Rather than working against her, Bone’s inexperience—combined with a contagious eagerness to learn and a playful passion for all things fungal—draws readers along on her journey of discovery. “When I started to understand how fungi live,” she writes, “I began to appreciate that every single life, be it an insect or a mushroom or a tree, lives in a web of interdependencies with other creatures, and as a result, each was way more complex and much more beautiful than I had ever imagined.” She examines a variety of topics related to this most under-appreciated organism, including changing appetites for mushrooms, the history of efforts to gather and/or cultivate them, understanding their nutritional benefits as well as their use in folk medicine, the effects of psychedelic mushrooms (“the black sheep of the mycological world,” which Bone samples in the course of her research), and proposals to use fungi in the bioremediation of sites contaminated by carbon-based pollutants, as well as to create new biofuels and pesticides. And then there are the “did-you-knows.” For instance, did you know that mushrooms should never be eaten raw because their cell walls are made of almost indigestible chitin, the same substance found in crab shells and squid beaks?

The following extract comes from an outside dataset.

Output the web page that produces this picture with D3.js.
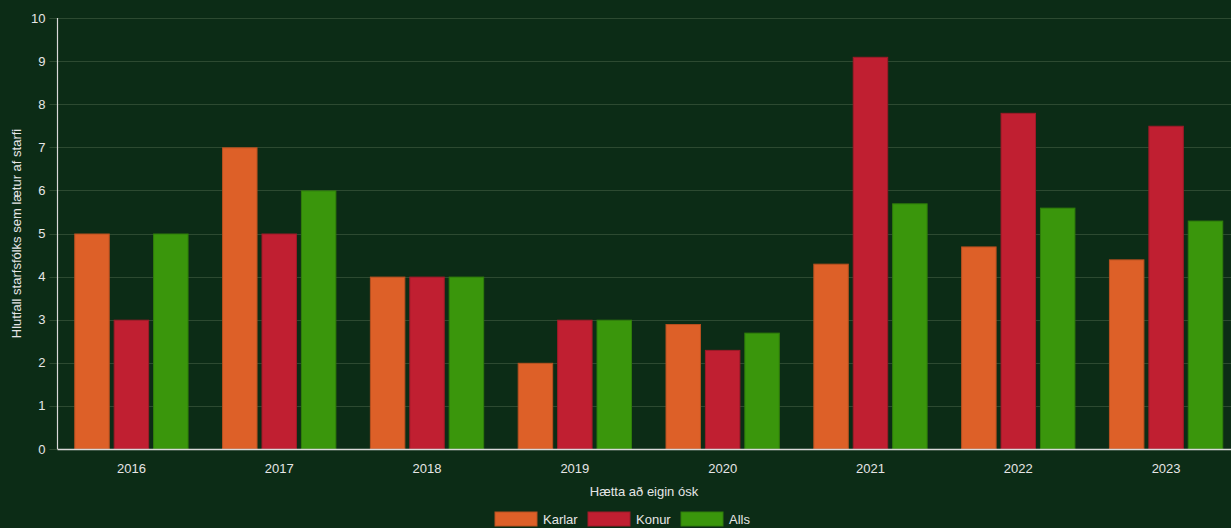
<!DOCTYPE html>
<html><head><meta charset="utf-8">
<script src="https://cdn.jsdelivr.net/npm/d3@7"></script>
<style>
html,body{margin:0;padding:0;background:#0c2c16;overflow:hidden;}
svg{display:block;}
text{font-family:"Liberation Sans",Arial,Helvetica,sans-serif;fill:#e6e6e6;}
</style></head><body>
<svg id="c" width="1231" height="528"></svg>
<script>
const categories = ["2016","2017","2018","2019","2020","2021","2022","2023"];
const seriesNames = ["Karlar","Konur","Alls"];
const karlar = [5, 7, 4, 2, 2.9, 4.3, 4.7, 4.4];
const konur  = [3, 5, 4, 3, 2.3, 9.1, 7.8, 7.5];
const alls   = [5, 6, 4, 3, 2.7, 5.7, 5.6, 5.3];
const yTicks = [0,1,2,3,4,5,6,7,8,9,10];
const colors = ["#dd6028","#c01f31","#3a960c"];
const borders = ["#b85020","#9e1a28","#2f7d0a"];
const xTitle = "Hætta að eigin ósk";
const yTitle = "Hlutfall starfsfólks sem lætur af starfi";

const series = [karlar, konur, alls];
const svg = d3.select("#c");
const m = {l:57.5, r:1240, t:18, b:449};
const x = d3.scaleBand().domain(categories).range([m.l, m.r]).paddingInner(0).paddingOuter(0);
const x1 = d3.scaleBand().domain(seriesNames).range([0, x.bandwidth()*0.8]).paddingInner(0.1).paddingOuter(0.05);
const y = d3.scaleLinear().domain([0,10]).range([m.b, m.t]);

// grid
svg.append("g").selectAll("line").data(yTicks).join("line")
  .attr("x1", m.l-8).attr("x2", m.r)
  .attr("y1", d=>Math.round(y(d))+0.5).attr("y2", d=>Math.round(y(d))+0.5)
  .attr("stroke", "#2d4a31").attr("stroke-width", 1);

// y labels
svg.append("g").selectAll("text").data(yTicks).join("text")
  .attr("x", m.l-12).attr("y", d=>y(d)).attr("dy","0.35em")
  .attr("text-anchor","end").attr("font-size",13).text(d=>d);

// bars
const off = x.bandwidth()*0.1;
const g = svg.append("g");
series.forEach((vals, si) => {
  g.append("g").selectAll("rect").data(vals).join("rect")
    .attr("x", (d,i)=> x(categories[i]) + off + x1(seriesNames[si]) + 0.5)
    .attr("y", d=> y(d)+0.5)
    .attr("width", x1.bandwidth()-1)
    .attr("height", d=> y(0)-y(d)-0.5)
    .attr("fill", colors[si])
    .attr("stroke", borders[si]).attr("stroke-width",1);
});

// axes lines
svg.append("line").attr("x1", m.l).attr("x2", m.l).attr("y1", m.t).attr("y2", m.b)
  .attr("stroke","#d9d9d9").attr("stroke-width",1.2);
svg.append("line").attr("x1", m.l).attr("x2", m.r).attr("y1", m.b+0.5).attr("y2", m.b+0.5)
  .attr("stroke","#d9d9d9").attr("stroke-width",1.5);

// x labels
svg.append("g").selectAll("text").data(categories).join("text")
  .attr("x", d=>x(d)+x.bandwidth()/2).attr("y", 473).attr("text-anchor","middle")
  .attr("font-size",13).text(d=>d);

// titles
svg.append("text").attr("x",644).attr("y",496).attr("text-anchor","middle")
  .attr("font-size",13).text(xTitle);
svg.append("text").attr("transform",`translate(21,${(m.t+m.b)/2}) rotate(-90)`)
  .attr("text-anchor","middle").attr("font-size",13).text(yTitle);

// legend
const leg = svg.append("g");
const legX = [495, 588, 681];
seriesNames.forEach((n,i)=>{
  leg.append("rect").attr("x",legX[i]).attr("y",512).attr("width",42).attr("height",14)
    .attr("fill",colors[i]).attr("stroke",borders[i]);
  leg.append("text").attr("x",legX[i]+48).attr("y",519).attr("dy","0.35em")
    .attr("font-size",13).text(n);
});
</script></body></html>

Readers will enjoy the science but stay for the story of the author’s growing awareness of and appreciation for the world around her—and us. Bone explains, “Everything changed after I learned about fungal lifestyles and how key they are to the functions of nature. Now when I look at anything—the walls of my house, the food I eat, the trees and parks, the potted orchids in the grocery store—I realize I am also looking at fungi. I’m seeing more than meets the eye. And while I know it is not a matter of faith, but science that has accessed this world to me, I nonetheless feel a kind of ecstasy in the knowing.”